Disabilities are dis-abilities. They are the barrier experienced when someone wants to complete a task or activity but can’t, in most cases for reasons that they carry with them. Unlike deficits, disabilities are in large part contextual – in that the context can create, maintain, exaggerate, or even negate a disability. Deficits are sometimes also disabilities, but not always. Do we assume that a deficit, or a disability, is completely housed within the person, and so duck responsibility for opening alternate paths to meaningful engagement in the world?
- Do we too quickly replace our goals for a child with the goals that they may find most pressing or meaningful?

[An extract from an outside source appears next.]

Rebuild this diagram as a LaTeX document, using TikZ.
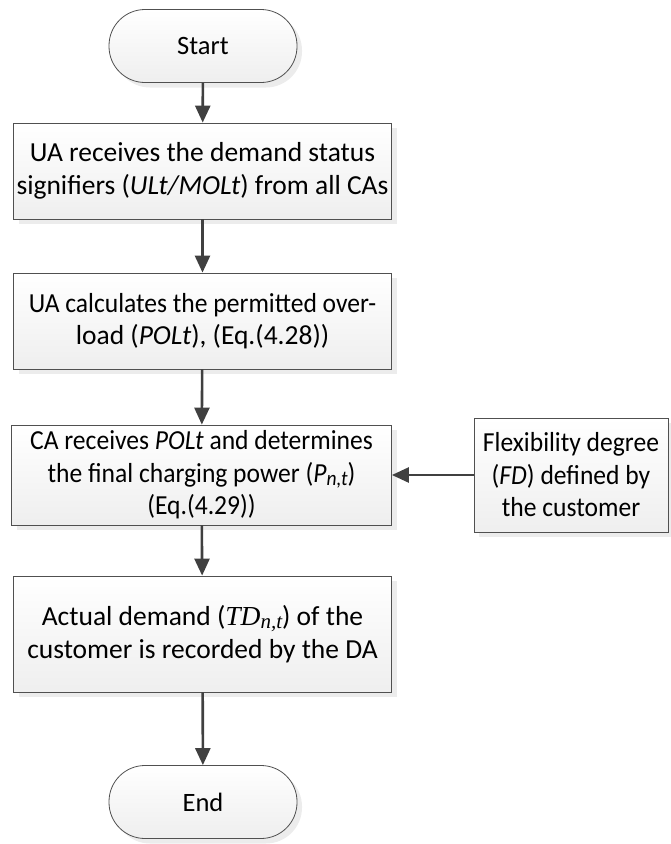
\documentclass[tikz,border=0pt]{standalone}
\usepackage{fontspec}
\setmainfont{Carlito}
\newfontfamily\narrowfont[FakeStretch=0.93]{Carlito}
\newfontfamily\serifit{Liberation Serif}
\usepackage{xcolor}
\usepackage{tikz}
\usetikzlibrary{positioning, arrows.meta, shadows}
\definecolor{linegray}{HTML}{404040}
\definecolor{edgegray}{HTML}{505050}
\newcommand{\lowsub}[1]{\raisebox{-0.25ex}{\fontsize{21}{21}\selectfont #1}}

\tikzset{
  proc/.style={draw=edgegray, line width=0.8pt, top color=white, bottom color=gray!13,
               drop shadow={shadow xshift=5pt, shadow yshift=-5pt, fill=gray!30},
               align=center, inner sep=0pt, font=\fontsize{27.5}{32.5}\selectfont},
  term/.style={proc, rounded corners=36pt, minimum width=188pt, minimum height=73pt,
               font=\fontsize{26.5}{32.5}\selectfont}
}

\begin{document}
\begin{tikzpicture}[x=1pt, y=-1pt, >={Triangle[length=17pt,width=15pt]},
                    every edge/.style={draw=linegray, line width=2.6pt, ->}]
    \useasboundingbox (0,0) rectangle (670,844);
    \node[term] (start) at (203,46) {Start};
    \node[proc, minimum width=378pt, minimum height=96pt] (recv) at (202.5,171)
      {UA receives the demand status\\signifiers (\textit{ULt/MOLt}) from all CAs};
    \node[proc, minimum width=378pt, minimum height=96pt] (calc) at (202.5,321)
      {\narrowfont UA calculates the permitted over-\\load (\textit{POLt}), (Eq.(4.28))};
    \node[proc, minimum width=380pt, minimum height=100pt] (ca) at (201.5,475)
      {\narrowfont CA receives \textit{POLt} and determines\\
       \narrowfont the final charging power (\textit{P\lowsub{n,t}})\\
       \narrowfont (Eq.(4.29))};
    \node[proc, minimum width=194pt, minimum height=114pt] (fd) at (571,475)
      {\narrowfont Flexibility degree\\
       \narrowfont (\textit{FD}) defined by\\
       \narrowfont the customer};
    \node[proc, minimum width=378pt, minimum height=116pt] (rec) at (202.5,634)
      {Actual demand ({\serifit\itshape TD\lowsub{n,t}}) of the\\customer is recorded by the DA};
    \node[term] (stop) at (203,802) {End};
    \path
      (start) edge (recv)
      (recv) edge (calc)
      (calc) edge (ca)
      (fd) edge (ca)
      (ca) edge (rec)
      (rec) edge (stop);
\end{tikzpicture}
\end{document}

- Do we in any way validate what they are working on, and help them achieve it, so they can move on to our goals, or is this considered giving in to their agenda, “spoiling them,” or letting ourselves be manipulated? Why or why not?
- When a child’s goals have to do with personal survival mechanisms, such as attachment, physiological equilibrium, safety (real or perceived), or basic connection and communication with the world despite sensory or mobility differences, do we compartmentalize these into “other” time periods and insist on our agenda in our time, because we are very busy?
- What is so important about our goals for this child’s use of “our” time?